## Directions for this task
Word for word, quote all of the material, omitting the pictures.

## Data segment
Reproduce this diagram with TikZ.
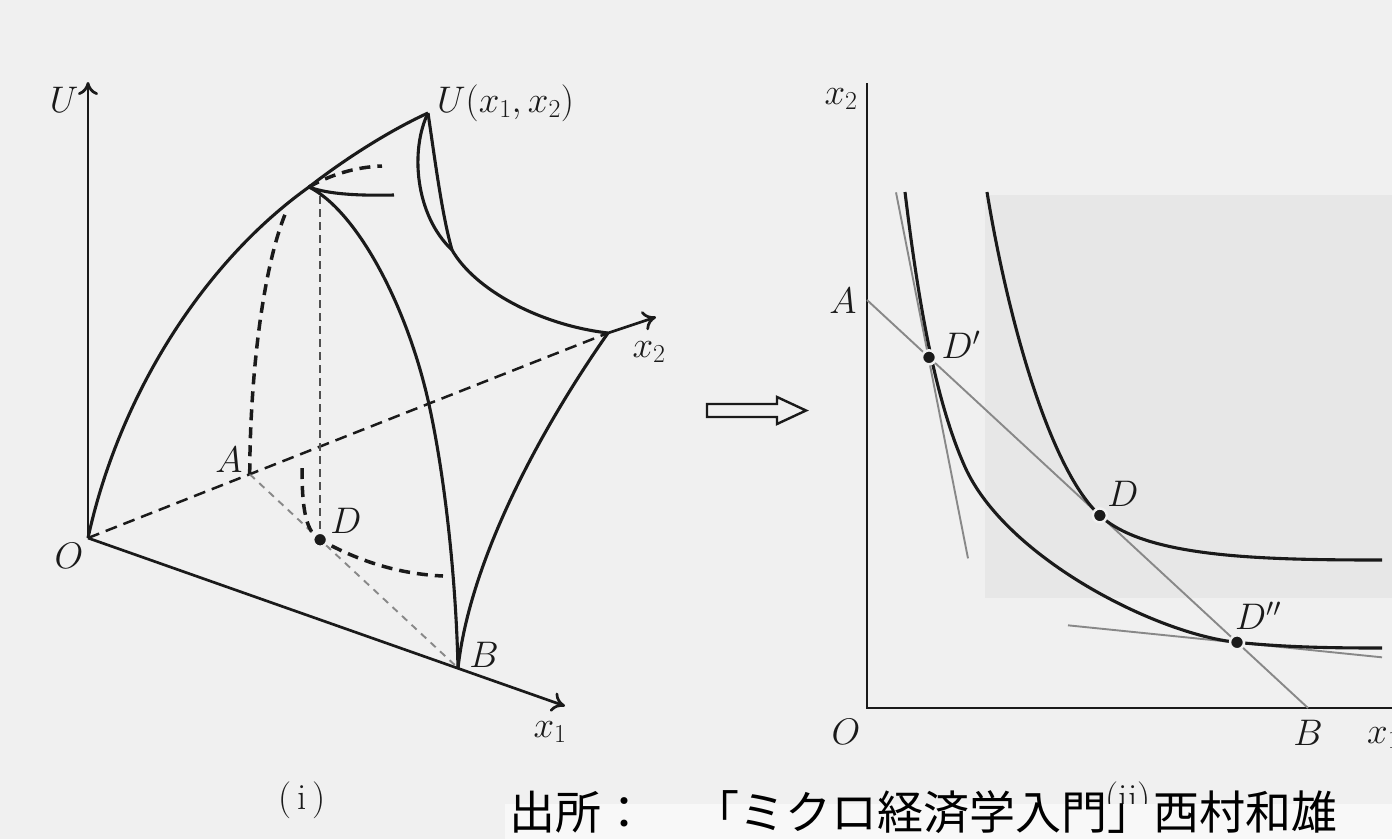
\RequirePackage{fix-cm}
\documentclass[tikz,border=0pt]{standalone}
\usepackage{fontspec}
\newfontfamily\cjk{Noto Sans CJK JP}
\usetikzlibrary{arrows.meta, calc}
\definecolor{cPaper}{HTML}{F0F0F0}
\definecolor{cShade}{HTML}{E7E7E7}
\definecolor{cCap}{HTML}{F8F8F8}
\definecolor{cInk}{HTML}{1A1A1A}
\definecolor{cThin}{HTML}{888888}
\definecolor{cGuide}{HTML}{505050}
\tikzset{
  >={Computer Modern Rightarrow[length=13pt,width=20pt]},
  axis/.style={draw=cInk, line width=2.7pt},
  edge/.style={draw=cInk, line width=3.1pt},
  hidden/.style={draw=cInk, line width=3.5pt, dash pattern=on 11pt off 7pt},
  ray/.style={draw=cInk, line width=2.5pt, dash pattern=on 12pt off 7pt},
  guide/.style={draw=cGuide, line width=1.9pt, dash pattern=on 8pt off 5pt},
  floor/.style={draw=cThin, line width=1.9pt, dash pattern=on 7pt off 6pt},
  budget/.style={draw=cThin, line width=1.9pt},
  icurve/.style={draw=cInk, line width=3.1pt},
  lbl/.style={font=\fontsize{37}{42}\selectfont, inner sep=0pt, text=cInk},
  dot/.style={circle, fill=cInk, draw=cPaper, line width=2.5pt, inner sep=0pt, minimum size=14pt},
}

\begin{document}
\begin{tikzpicture}[x=1pt, y=-1pt]
\useasboundingbox (0,0) rectangle (1392,839);
\fill[cPaper] (0,0) rectangle (1392,839);
\fill[cShade] (985,195) rectangle (1392,598);

% ===================== (i) utility surface =====================
\coordinate (O) at (88,538);
\coordinate (Utip) at (88,82);
\coordinate (B) at (458,668);
\coordinate (x1tip) at (565,706);
\coordinate (E2) at (608,333);
\coordinate (x2tip) at (656,317);
\coordinate (A) at ($(O)!0.311!(E2)$);
\coordinate (D) at ($(A)!0.338!(B)$);
\coordinate (P) at (309,187);
\coordinate (Up) at (428,113);
\coordinate (F) at (452,250);
\coordinate (M) at (428,400);

\draw[axis, ->] (O) -- (Utip);
\draw[axis, ->] (O) -- (x1tip);
\draw[ray] (O) -- (E2);
\draw[axis, ->] (E2) -- (x2tip);
\draw[floor] (A) -- (B);
\draw[guide] ($(D|-P)+(0,9)$) -- (D);

\draw[edge] (O) .. controls (118,400) and (200,265) .. (P)
            .. controls (350,155) and (395,128) .. (Up);
\draw[edge] (Up) .. controls (410,150) and (415,215) .. (F);
\draw[edge] (Up) .. controls (435,160) and (442,215) .. (F);
\draw[edge] (F) .. controls (475,290) and (540,325) .. (E2);
\draw[edge] (P) .. controls (355,210) and (405,300) .. (M)
            .. controls (445,475) and (456,580) .. (B);
\draw[edge] (B) .. controls (470,560) and (540,430) .. (E2);
\draw[edge] (P) .. controls (325,193) and (350,196) .. (394,195);

% dashed sections
\draw[hidden] (P) .. controls (330,175) and (355,167) .. (382,166);
\draw[hidden] (A) .. controls (250,380) and (262,270) .. (286,212);
\draw[hidden] (302,468) .. controls (302,510) and (306,532) .. (D)
              .. controls (360,562) and (400,574) .. (443,576);
\node[dot] (dD) at (D) {};

\node[lbl] (lU) at (64,100) {$U$};
\node[lbl, anchor=west] (lUx) at (437,103) {$U(x_1, x_2)$};
\node[lbl] (lx2) at (649,352) {$x_2$};
\node[lbl] (lA) at (229,460) {$A$};
\node[lbl] (lD) at (346,521) {$D$};
\node[lbl] (lO) at (69,556) {$O$};
\node[lbl] (lB) at (484,655) {$B$};
\node[lbl] (lx1) at (550,732) {$x_1$};
\node[lbl] (li) at (302,800) {(\,i\,)};

% ===================== implication arrow =====================
\draw[cInk, line width=2.4pt, line join=miter, fill=cPaper]
  (707,404) -- (777,404) -- (777,397) -- (806,410.5) -- (777,424) -- (777,417) -- (707,417) -- cycle;

% ===================== (ii) indifference map =====================
\coordinate (O2) at (867,708);
\coordinate (Y2) at (867,83);
\coordinate (X1) at (1392,708);
\coordinate (A2) at (867,300);
\coordinate (B2) at (1308,708);
\coordinate (Dp) at ($(A2)!0.1406!(B2)$);
\coordinate (Dm) at ($(A2)!0.528!(B2)$);
\coordinate (Dpp) at ($(A2)!0.839!(B2)$);

\draw[axis] (Y2) -- (O2) -- (X1);
\draw[budget] (A2) -- (B2);
\draw[budget] ($(Dp)+(-33,-165)$) -- ($(Dp)+(39,201)$);
\draw[budget] ($(Dpp)+(-169,-17)$) -- ($(Dpp)+(145,15)$);

\draw[icurve] (987,192) .. controls (1008,320) and ($(Dm)-(50,46)$) .. (Dm)
              .. controls ($(Dm)+(45,42)$) and (1260,560) .. (1382,560);
\draw[icurve] (905,192) .. controls (918,300) and (935,400) .. (965,467)
              .. controls (1006,558) and ($(Dpp)-(80,8)$) .. (Dpp)
              .. controls ($(Dpp)+(50,5)$) and (1330,648) .. (1382,648);

\node[dot] (dDp) at (Dp) {};
\node[dot] (dDm) at (Dm) {};
\node[dot] (dDpp) at (Dpp) {};

\node[lbl] (lx2b) at (841,99) {$x_2$};
\node[lbl] (lA2) at (843,301) {$A$};
\node[lbl] (lDp) at (961,345) {$D'$};
\node[lbl] (lDm) at (1123,494) {$D$};
\node[lbl] (lDpp) at (1258,616) {$D''$};
\node[lbl] (lO2) at (846,732) {$O$};
\node[lbl] (lB2) at (1308,733) {$B$};
\node[lbl, anchor=west] (lx1b) at (1367,738) {$x_1$};
\node[lbl] (lii) at (1128,800) {(ii)};

% ===================== source caption =====================
\fill[cCap] (505,804) rectangle (1392,839);
\node[anchor=base west, inner sep=0pt, font=\cjk\fontsize{46}{50}\selectfont, text=black]
  (src) at (509,829) {出所：　「ミクロ経済学入門」西村和雄};

\end{tikzpicture}
\end{document}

## Worked solution
Reproduce this diagram with TikZ.
\RequirePackage{fix-cm}
\documentclass[tikz,border=0pt]{standalone}
\usepackage{fontspec}
\newfontfamily\cjk{Noto Sans CJK JP}
\usetikzlibrary{arrows.meta, calc}
\definecolor{cPaper}{HTML}{F0F0F0}
\definecolor{cShade}{HTML}{E7E7E7}
\definecolor{cCap}{HTML}{F8F8F8}
\definecolor{cInk}{HTML}{1A1A1A}
\definecolor{cThin}{HTML}{888888}
\definecolor{cGuide}{HTML}{505050}
\tikzset{
  >={Computer Modern Rightarrow[length=13pt,width=20pt]},
  axis/.style={draw=cInk, line width=2.7pt},
  edge/.style={draw=cInk, line width=3.1pt},
  hidden/.style={draw=cInk, line width=3.5pt, dash pattern=on 11pt off 7pt},
  ray/.style={draw=cInk, line width=2.5pt, dash pattern=on 12pt off 7pt},
  guide/.style={draw=cGuide, line width=1.9pt, dash pattern=on 8pt off 5pt},
  floor/.style={draw=cThin, line width=1.9pt, dash pattern=on 7pt off 6pt},
  budget/.style={draw=cThin, line width=1.9pt},
  icurve/.style={draw=cInk, line width=3.1pt},
  lbl/.style={font=\fontsize{37}{42}\selectfont, inner sep=0pt, text=cInk},
  dot/.style={circle, fill=cInk, draw=cPaper, line width=2.5pt, inner sep=0pt, minimum size=14pt},
}

\begin{document}
\begin{tikzpicture}[x=1pt, y=-1pt]
\useasboundingbox (0,0) rectangle (1392,839);
\fill[cPaper] (0,0) rectangle (1392,839);
\fill[cShade] (985,195) rectangle (1392,598);

% ===================== (i) utility surface =====================
\coordinate (O) at (88,538);
\coordinate (Utip) at (88,82);
\coordinate (B) at (458,668);
\coordinate (x1tip) at (565,706);
\coordinate (E2) at (608,333);
\coordinate (x2tip) at (656,317);
\coordinate (A) at ($(O)!0.311!(E2)$);
\coordinate (D) at ($(A)!0.338!(B)$);
\coordinate (P) at (309,187);
\coordinate (Up) at (428,113);
\coordinate (F) at (452,250);
\coordinate (M) at (428,400);

\draw[axis, ->] (O) -- (Utip);
\draw[axis, ->] (O) -- (x1tip);
\draw[ray] (O) -- (E2);
\draw[axis, ->] (E2) -- (x2tip);
\draw[floor] (A) -- (B);
\draw[guide] ($(D|-P)+(0,9)$) -- (D);

\draw[edge] (O) .. controls (118,400) and (200,265) .. (P)
            .. controls (350,155) and (395,128) .. (Up);
\draw[edge] (Up) .. controls (410,150) and (415,215) .. (F);
\draw[edge] (Up) .. controls (435,160) and (442,215) .. (F);
\draw[edge] (F) .. controls (475,290) and (540,325) .. (E2);
\draw[edge] (P) .. controls (355,210) and (405,300) .. (M)
            .. controls (445,475) and (456,580) .. (B);
\draw[edge] (B) .. controls (470,560) and (540,430) .. (E2);
\draw[edge] (P) .. controls (325,193) and (350,196) .. (394,195);

% dashed sections
\draw[hidden] (P) .. controls (330,175) and (355,167) .. (382,166);
\draw[hidden] (A) .. controls (250,380) and (262,270) .. (286,212);
\draw[hidden] (302,468) .. controls (302,510) and (306,532) .. (D)
              .. controls (360,562) and (400,574) .. (443,576);
\node[dot] (dD) at (D) {};

\node[lbl] (lU) at (64,100) {$U$};
\node[lbl, anchor=west] (lUx) at (437,103) {$U(x_1, x_2)$};
\node[lbl] (lx2) at (649,352) {$x_2$};
\node[lbl] (lA) at (229,460) {$A$};
\node[lbl] (lD) at (346,521) {$D$};
\node[lbl] (lO) at (69,556) {$O$};
\node[lbl] (lB) at (484,655) {$B$};
\node[lbl] (lx1) at (550,732) {$x_1$};
\node[lbl] (li) at (302,800) {(\,i\,)};

% ===================== implication arrow =====================
\draw[cInk, line width=2.4pt, line join=miter, fill=cPaper]
  (707,404) -- (777,404) -- (777,397) -- (806,410.5) -- (777,424) -- (777,417) -- (707,417) -- cycle;

% ===================== (ii) indifference map =====================
\coordinate (O2) at (867,708);
\coordinate (Y2) at (867,83);
\coordinate (X1) at (1392,708);
\coordinate (A2) at (867,300);
\coordinate (B2) at (1308,708);
\coordinate (Dp) at ($(A2)!0.1406!(B2)$);
\coordinate (Dm) at ($(A2)!0.528!(B2)$);
\coordinate (Dpp) at ($(A2)!0.839!(B2)$);

\draw[axis] (Y2) -- (O2) -- (X1);
\draw[budget] (A2) -- (B2);
\draw[budget] ($(Dp)+(-33,-165)$) -- ($(Dp)+(39,201)$);
\draw[budget] ($(Dpp)+(-169,-17)$) -- ($(Dpp)+(145,15)$);

\draw[icurve] (987,192) .. controls (1008,320) and ($(Dm)-(50,46)$) .. (Dm)
              .. controls ($(Dm)+(45,42)$) and (1260,560) .. (1382,560);
\draw[icurve] (905,192) .. controls (918,300) and (935,400) .. (965,467)
              .. controls (1006,558) and ($(Dpp)-(80,8)$) .. (Dpp)
              .. controls ($(Dpp)+(50,5)$) and (1330,648) .. (1382,648);

\node[dot] (dDp) at (Dp) {};
\node[dot] (dDm) at (Dm) {};
\node[dot] (dDpp) at (Dpp) {};

\node[lbl] (lx2b) at (841,99) {$x_2$};
\node[lbl] (lA2) at (843,301) {$A$};
\node[lbl] (lDp) at (961,345) {$D'$};
\node[lbl] (lDm) at (1123,494) {$D$};
\node[lbl] (lDpp) at (1258,616) {$D''$};
\node[lbl] (lO2) at (846,732) {$O$};
\node[lbl] (lB2) at (1308,733) {$B$};
\node[lbl, anchor=west] (lx1b) at (1367,738) {$x_1$};
\node[lbl] (lii) at (1128,800) {(ii)};

% ===================== source caption =====================
\fill[cCap] (505,804) rectangle (1392,839);
\node[anchor=base west, inner sep=0pt, font=\cjk\fontsize{46}{50}\selectfont, text=black]
  (src) at (509,829) {出所：　「ミクロ経済学入門」西村和雄};

\end{tikzpicture}
\end{document}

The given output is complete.